- Given exercise
Repeat the listing word for word. No pictures belong in the copy.

- Data excerpt
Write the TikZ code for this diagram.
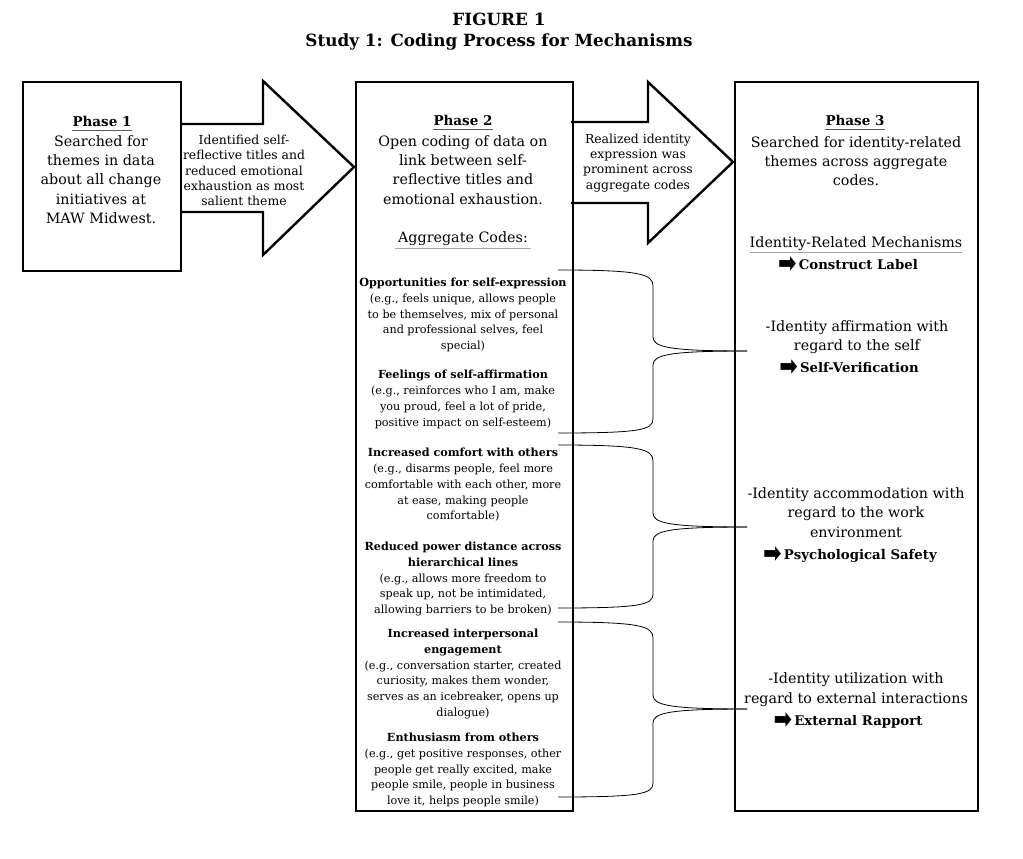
\documentclass[tikz,border=0pt]{standalone}
\usepackage{fontspec}
\usepackage{graphicx}
\setmainfont{DejaVu Serif}
\newfontfamily\arrowfont{DejaVu Sans}
\usetikzlibrary{positioning}

\newcommand\pointer{\smash{\raisebox{-2.5pt}{\scalebox{1.3}[1.6]{\arrowfont\fontsize{17}{17}\selectfont ➡}}}\,}

\tikzset{
  phasebox/.style={draw, line width=2.4pt, anchor=north west, inner sep=0pt},
  blockarrow/.style={draw, line width=2.4pt, line join=miter, fill=white},
  phasehead/.style={font=\fontsize{13.5}{19}\selectfont\bfseries, inner sep=0pt},
  phasetext/.style={font=\fontsize{14.3}{19.3}\selectfont, align=center, inner sep=0pt},
  labeltext/.style={font=\fontsize{13.3}{19}\selectfont\bfseries, inner sep=0pt},
  arrowtext/.style={font=\fontsize{12.4}{15.3}\selectfont, align=center, inner sep=0pt},
  codetext/.style={font=\fontsize{11.2}{15.8}\selectfont, align=center, inner sep=0pt},
  headline/.style={line width=1pt, black!65},
  lightline/.style={line width=1pt, black!35},
  brace/.style={line width=0.8pt},
}

\begin{document}
\begin{tikzpicture}[x=1pt, y=-1pt]
    \useasboundingbox (0,0) rectangle (1023,859);

    \node (title) [font=\fontsize{16.8}{18}\selectfont\bfseries] at (499,19) {FIGURE 1};
    \node (subtitle) [font=\fontsize{16.8}{18}\selectfont\bfseries] at (499,42) {Study 1: Coding Process for Mechanisms};

    % block arrows between the phases
    \draw[blockarrow] (180,124) -- (263,124) -- (263,81) -- (354,167) -- (263,255) -- (263,212) -- (180,212);
    \draw[blockarrow] (571,122) -- (648,122) -- (648,82) -- (733,162) -- (648,243) -- (648,203) -- (571,203);

    \node (phase1) [phasebox, minimum width=158pt, minimum height=189pt] at (22,81) {};
    \node (phase2) [phasebox, minimum width=217pt, minimum height=729pt] at (355,81) {};
    \node (phase3) [phasebox, minimum width=243pt, minimum height=729pt] at (734,81) {};

    \node (head1) [phasehead] at (102,121) {Phase 1};
    \node (text1) [phasetext] at (101,179.5) {Searched for\\themes in data\\about all change\\initiatives at\\MAW Midwest.};
    \node (step1) [arrowtext] at (244,170.5) {Identified self-\\reflective titles and\\reduced emotional\\exhaustion as most\\salient theme};

    \node (head2) [phasehead] at (463,120) {Phase 2};
    \node (text2) [phasetext] at (463,170) {Open coding of data on\\link between self-\\reflective titles and\\emotional exhaustion.};
    \node (aggr) [phasetext] at (463,239) {Aggregate Codes:};
    \node (step2) [arrowtext] at (638,163) {Realized identity\\expression was\\prominent across\\aggregate codes};

    % aggregate codes
    \node (selfexpr) [codetext] at (463,315) {\textbf{Opportunities for self-expression}\\(e.g., feels unique, allows people\\to be themselves, mix of personal\\and professional selves, feel\\special)};
    \node (selfaff) [codetext] at (463,399.5) {\textbf{Feelings of self-affirmation}\\(e.g., reinforces who I am, make\\you proud, feel a lot of pride,\\positive impact on self-esteem)};
    \node (comfort) [codetext] at (463,485) {\textbf{Increased comfort with others}\\(e.g., disarms people, feel more\\comfortable with each other, more\\at ease, making people\\comfortable)};
    \node (power) [codetext] at (463,579) {\textbf{Reduced power distance across}\\\textbf{hierarchical lines}\\(e.g., allows more freedom to\\speak up, not be intimidated,\\allowing barriers to be broken)};
    \node (engage) [codetext] at (463,674) {\textbf{Increased interpersonal}\\\textbf{engagement}\\(e.g., conversation starter, created\\curiosity, makes them wonder,\\serves as an icebreaker, opens up\\dialogue)};
    \node (enthus) [codetext] at (463,770) {\textbf{Enthusiasm from others}\\(e.g., get positive responses, other\\people get really excited, make\\people smile, people in business\\love it, helps people smile)};

    \node (head3) [phasehead] at (855,120) {Phase 3};
    \node (text3) [phasetext] at (856,161) {Searched for identity-related\\themes across aggregate\\codes.};
    \node (mech) [phasetext] at (856,244) {Identity-Related Mechanisms};
    \node (label) [labeltext] at (848,265) {\pointer Construct Label};
    \node (affirm) [phasetext] at (857,337) {-Identity affirmation with\\regard to the self};
    \node (selfver) [labeltext] at (849,368) {\pointer Self-Verification};
    \node (accom) [phasetext] at (856,512.5) {-Identity accommodation with\\regard to the work\\environment};
    \node (safety) [labeltext] at (850,556) {\pointer Psychological Safety};
    \node (utiliz) [phasetext] at (856,689.5) {-Identity utilization with\\regard to external interactions};
    \node (rapport) [labeltext] at (848,722) {\pointer External Rapport};

    \draw[headline] ([yshift=-4pt]head1.base west) -- ([yshift=-4pt]head1.base east);
    \draw[headline] ([yshift=-4pt]head2.base west) -- ([yshift=-4pt]head2.base east);
    \draw[headline] ([yshift=-4pt]head3.base west) -- ([yshift=-4pt]head3.base east);
    \draw[lightline] ([xshift=-3pt,yshift=-2pt]aggr.south west) -- ([xshift=3pt,yshift=-2pt]aggr.south east);
    \draw[lightline] ([yshift=-1pt]mech.south west) -- ([yshift=-1pt]mech.south east);

    % braces from codes to mechanisms
    \coordinate (tip1) at (747,351);
    \coordinate (tip2) at (747,527);
    \coordinate (tip3) at (747,709);
    \draw[brace] (558,270) .. controls (640,270) and (653,274) .. (653,286) -- (653,337) .. controls (653,347) and (668,351) .. (tip1);
    \draw[brace] (tip1) .. controls (668,351) and (653,355) .. (653,365) -- (653,419) .. controls (653,430) and (640,433) .. (558,433);
    \draw[brace] (558,445) .. controls (640,445) and (653,449) .. (653,461) -- (653,513) .. controls (653,523) and (668,527) .. (tip2);
    \draw[brace] (tip2) .. controls (668,527) and (653,531) .. (653,541) -- (653,594) .. controls (653,605) and (640,608) .. (558,608);
    \draw[brace] (558,622) .. controls (640,622) and (653,626) .. (653,638) -- (653,695) .. controls (653,705) and (668,709) .. (tip3);
    \draw[brace] (tip3) .. controls (668,709) and (653,713) .. (653,723) -- (653,783) .. controls (653,794) and (640,797) .. (558,797);

\end{tikzpicture}
\end{document}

- Solved exercise
Write the TikZ code for this diagram.
\documentclass[tikz,border=0pt]{standalone}
\usepackage{fontspec}
\usepackage{graphicx}
\setmainfont{DejaVu Serif}
\newfontfamily\arrowfont{DejaVu Sans}
\usetikzlibrary{positioning}

\newcommand\pointer{\smash{\raisebox{-2.5pt}{\scalebox{1.3}[1.6]{\arrowfont\fontsize{17}{17}\selectfont ➡}}}\,}

\tikzset{
  phasebox/.style={draw, line width=2.4pt, anchor=north west, inner sep=0pt},
  blockarrow/.style={draw, line width=2.4pt, line join=miter, fill=white},
  phasehead/.style={font=\fontsize{13.5}{19}\selectfont\bfseries, inner sep=0pt},
  phasetext/.style={font=\fontsize{14.3}{19.3}\selectfont, align=center, inner sep=0pt},
  labeltext/.style={font=\fontsize{13.3}{19}\selectfont\bfseries, inner sep=0pt},
  arrowtext/.style={font=\fontsize{12.4}{15.3}\selectfont, align=center, inner sep=0pt},
  codetext/.style={font=\fontsize{11.2}{15.8}\selectfont, align=center, inner sep=0pt},
  headline/.style={line width=1pt, black!65},
  lightline/.style={line width=1pt, black!35},
  brace/.style={line width=0.8pt},
}

\begin{document}
\begin{tikzpicture}[x=1pt, y=-1pt]
    \useasboundingbox (0,0) rectangle (1023,859);

    \node (title) [font=\fontsize{16.8}{18}\selectfont\bfseries] at (499,19) {FIGURE 1};
    \node (subtitle) [font=\fontsize{16.8}{18}\selectfont\bfseries] at (499,42) {Study 1: Coding Process for Mechanisms};

    % block arrows between the phases
    \draw[blockarrow] (180,124) -- (263,124) -- (263,81) -- (354,167) -- (263,255) -- (263,212) -- (180,212);
    \draw[blockarrow] (571,122) -- (648,122) -- (648,82) -- (733,162) -- (648,243) -- (648,203) -- (571,203);

    \node (phase1) [phasebox, minimum width=158pt, minimum height=189pt] at (22,81) {};
    \node (phase2) [phasebox, minimum width=217pt, minimum height=729pt] at (355,81) {};
    \node (phase3) [phasebox, minimum width=243pt, minimum height=729pt] at (734,81) {};

    \node (head1) [phasehead] at (102,121) {Phase 1};
    \node (text1) [phasetext] at (101,179.5) {Searched for\\themes in data\\about all change\\initiatives at\\MAW Midwest.};
    \node (step1) [arrowtext] at (244,170.5) {Identified self-\\reflective titles and\\reduced emotional\\exhaustion as most\\salient theme};

    \node (head2) [phasehead] at (463,120) {Phase 2};
    \node (text2) [phasetext] at (463,170) {Open coding of data on\\link between self-\\reflective titles and\\emotional exhaustion.};
    \node (aggr) [phasetext] at (463,239) {Aggregate Codes:};
    \node (step2) [arrowtext] at (638,163) {Realized identity\\expression was\\prominent across\\aggregate codes};

    % aggregate codes
    \node (selfexpr) [codetext] at (463,315) {\textbf{Opportunities for self-expression}\\(e.g., feels unique, allows people\\to be themselves, mix of personal\\and professional selves, feel\\special)};
    \node (selfaff) [codetext] at (463,399.5) {\textbf{Feelings of self-affirmation}\\(e.g., reinforces who I am, make\\you proud, feel a lot of pride,\\positive impact on self-esteem)};
    \node (comfort) [codetext] at (463,485) {\textbf{Increased comfort with others}\\(e.g., disarms people, feel more\\comfortable with each other, more\\at ease, making people\\comfortable)};
    \node (power) [codetext] at (463,579) {\textbf{Reduced power distance across}\\\textbf{hierarchical lines}\\(e.g., allows more freedom to\\speak up, not be intimidated,\\allowing barriers to be broken)};
    \node (engage) [codetext] at (463,674) {\textbf{Increased interpersonal}\\\textbf{engagement}\\(e.g., conversation starter, created\\curiosity, makes them wonder,\\serves as an icebreaker, opens up\\dialogue)};
    \node (enthus) [codetext] at (463,770) {\textbf{Enthusiasm from others}\\(e.g., get positive responses, other\\people get really excited, make\\people smile, people in business\\love it, helps people smile)};

    \node (head3) [phasehead] at (855,120) {Phase 3};
    \node (text3) [phasetext] at (856,161) {Searched for identity-related\\themes across aggregate\\codes.};
    \node (mech) [phasetext] at (856,244) {Identity-Related Mechanisms};
    \node (label) [labeltext] at (848,265) {\pointer Construct Label};
    \node (affirm) [phasetext] at (857,337) {-Identity affirmation with\\regard to the self};
    \node (selfver) [labeltext] at (849,368) {\pointer Self-Verification};
    \node (accom) [phasetext] at (856,512.5) {-Identity accommodation with\\regard to the work\\environment};
    \node (safety) [labeltext] at (850,556) {\pointer Psychological Safety};
    \node (utiliz) [phasetext] at (856,689.5) {-Identity utilization with\\regard to external interactions};
    \node (rapport) [labeltext] at (848,722) {\pointer External Rapport};

    \draw[headline] ([yshift=-4pt]head1.base west) -- ([yshift=-4pt]head1.base east);
    \draw[headline] ([yshift=-4pt]head2.base west) -- ([yshift=-4pt]head2.base east);
    \draw[headline] ([yshift=-4pt]head3.base west) -- ([yshift=-4pt]head3.base east);
    \draw[lightline] ([xshift=-3pt,yshift=-2pt]aggr.south west) -- ([xshift=3pt,yshift=-2pt]aggr.south east);
    \draw[lightline] ([yshift=-1pt]mech.south west) -- ([yshift=-1pt]mech.south east);

    % braces from codes to mechanisms
    \coordinate (tip1) at (747,351);
    \coordinate (tip2) at (747,527);
    \coordinate (tip3) at (747,709);
    \draw[brace] (558,270) .. controls (640,270) and (653,274) .. (653,286) -- (653,337) .. controls (653,347) and (668,351) .. (tip1);
    \draw[brace] (tip1) .. controls (668,351) and (653,355) .. (653,365) -- (653,419) .. controls (653,430) and (640,433) .. (558,433);
    \draw[brace] (558,445) .. controls (640,445) and (653,449) .. (653,461) -- (653,513) .. controls (653,523) and (668,527) .. (tip2);
    \draw[brace] (tip2) .. controls (668,527) and (653,531) .. (653,541) -- (653,594) .. controls (653,605) and (640,608) .. (558,608);
    \draw[brace] (558,622) .. controls (640,622) and (653,626) .. (653,638) -- (653,695) .. controls (653,705) and (668,709) .. (tip3);
    \draw[brace] (tip3) .. controls (668,709) and (653,713) .. (653,723) -- (653,783) .. controls (653,794) and (640,797) .. (558,797);

\end{tikzpicture}
\end{document}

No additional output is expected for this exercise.